Aquí hay bastante opacidad y baile de cifras. Según el Ministerio, desde marzo el número de jubilados fallecidos en residencias ha sido de 18.833; según las comunidades autónomas, de 19.629, frente a un total de 28.403 muertos oficiales. Pero, según otros registros, la cifra de estos últimos podría elevarse a casi 44.000.

Ya en 1968 el gerontólogo y psiquiatra Robert Butter acuñó el término “edadismo” (ageism en inglés)– a imitación de otros como “racismo”, “machismo”, “clasismo”, etc.- para referirse a la creciente tendencia en las sociedades modernas a segregar y rechazar a las personas mayores, una discriminación encaminada a no pensar en la propia mortalidad, pero que duele profundamente a quienes han dado tanto y todavía tienen mucho que ofrecer.

Casi todas las civilizaciones han venerado a los mayores como fuente de experiencia y sabiduría, fenómeno que se ha invertido en la actualidad, en la que se ha instalado con fuerza el mito de la eterna juventud -por otro lado bastante antiguo-, alimentado por las empresas de cosméticos, las clínicas de cirugía plástica o la industria de la moda que se reinventa cada año para obligarnos a consumir. Los abuelos tienen con frecuencia limitados los contactos con los nietos, si es que éstos existen, porque aquí los jóvenes se ven obligados a una continua movilidad y precariedad en el trabajo o simplemente no alcanzan a conseguir una ocupación que les permita tener descendencia. Se ha roto la cohesión intergeneracional.

Ya los nazis, en su inútil intento por conseguir la raza aria perfecta, se afanaban en producir jóvenes altos, atléticos y rubios, practicaban la eugenesia y eliminaban inmediatamente en los campos de concentración a ancianos, niños y discapacitados, es decir, a los que no podían trabajar.

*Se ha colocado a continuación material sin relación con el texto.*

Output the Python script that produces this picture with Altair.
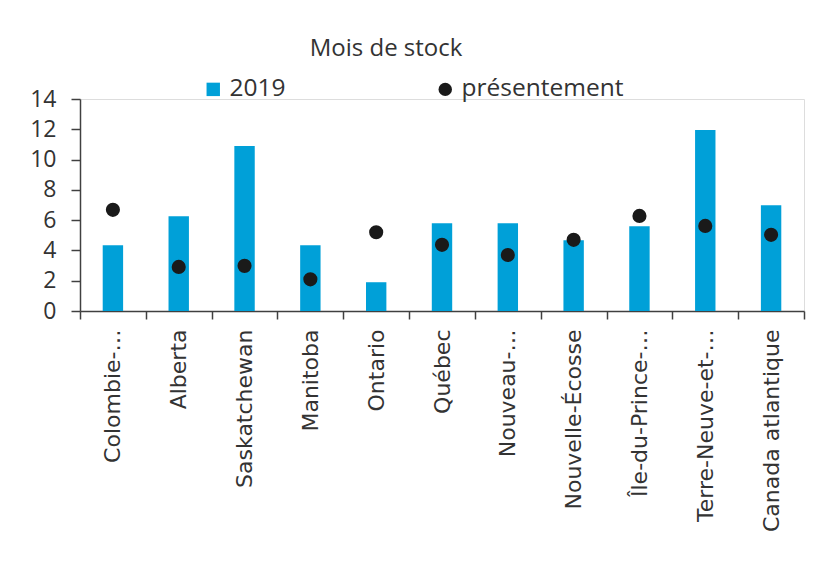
import altair as alt
import pandas as pd

provinces = ["Colombie-…", "Alberta", "Saskatchewan", "Manitoba", "Ontario", "Québec",
             "Nouveau-…", "Nouvelle-Écosse", "Île-du-Prince-…", "Terre-Neuve-et-…",
             "Canada atlantique"]
val_2019 = [4.35, 6.26, 10.89, 4.34, 1.90, 5.80, 5.80, 4.67, 5.60, 11.95, 6.99]
val_now = [6.68, 2.91, 2.98, 2.09, 5.20, 4.37, 3.70, 4.70, 6.28, 5.62, 5.03]
series = ["2019", "présentement"]

rows = []
for p, a, b in zip(provinces, val_2019, val_now):
    rows.append({"prov": p, "serie": series[0], "v": a})
    rows.append({"prov": p, "serie": series[1], "v": b})
df = pd.DataFrame(rows)

FONT = "Open Sans"
XFONT = "DejaVu Sans"
TXT = "#333333"
AX = "#404040"

xenc = alt.X("prov:N", sort=provinces, title=None,
             scale=alt.Scale(paddingInner=0, paddingOuter=0),
             axis=alt.Axis(labelAngle=270, tickBand="extent",
                           labelFontSize=22, labelFont=XFONT, labelColor=TXT,
                           labelPadding=10, tickSize=8, tickColor=AX, domainColor=AX,
                           domainWidth=1.5, tickWidth=1.5, labelLimit=300))
yenc = alt.Y("v:Q", title=None,
             scale=alt.Scale(domain=[0, 14]),
             axis=alt.Axis(values=[0, 2, 4, 6, 8, 10, 12, 14], grid=False,
                           labelFontSize=23, labelFont=FONT, labelColor=TXT,
                           labelPadding=15, tickSize=9, tickColor=AX, domainColor=AX,
                           domainWidth=1.5, tickWidth=1.5))

leg = alt.Legend(title=None, orient="none", legendX=121, legendY=-22,
                 direction="horizontal", labelFontSize=24.5, labelFont=FONT,
                 labelColor=TXT, symbolSize=180, columnPadding=147,
                 labelOffset=4, symbolStrokeWidth=0, labelLimit=400)
cscale = alt.Scale(domain=series, range=["#00a0d8", "#1a1a1a"])
sscale = alt.Scale(domain=series, range=["square", "circle"])

bars = alt.Chart(df).transform_filter(alt.datum.serie == "2019").mark_bar(
    width=alt.RelativeBandSize(0.31)
).encode(x=xenc, y=yenc, color=alt.Color("serie:N", scale=cscale, legend=leg))

pts = alt.Chart(df).transform_filter(alt.datum.serie == "présentement").mark_point(
    filled=True, size=200, opacity=1
).encode(x=xenc, y=yenc,
         color=alt.Color("serie:N", scale=cscale, legend=leg),
         shape=alt.Shape("serie:N", scale=sscale, legend=leg))

chart = alt.layer(bars, pts).properties(
    width=724, height=212,
    title=alt.TitleParams("Mois de stock", anchor="start", dx=280, offset=16,
                          fontSize=24, font=FONT, fontWeight="normal", color=TXT),
    autosize=alt.AutoSizeParams(type="none"),
    padding={"left": 72, "top": 91, "right": 28, "bottom": 261},
).configure_view(stroke=None).configure(background="white")

chart.save("out.html", embed_options={"renderer": "svg", "actions": False})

Vamos en esa misma dirección, la que consiste en vivir para trabajar si se quiere subsistir, no en trabajar para vivir. Lo malo es que nunca podremos ser como los dioses griegos, inmortales y eternamente jóvenes, por muchas liposucciones, injertos de pelo o estiramientos faciales que nos hagamos. Mejor envejecer con dignidad y proclamar lo de “la arruga es bella”. Mejor morir en casa y, si no es posible, en un hospital público, bien dotado, con sanitarios suficientes y sin empleos precarios, con cuidados paliativos y acompañados de los seres queridos que en el último viaje nos cojan de la mano.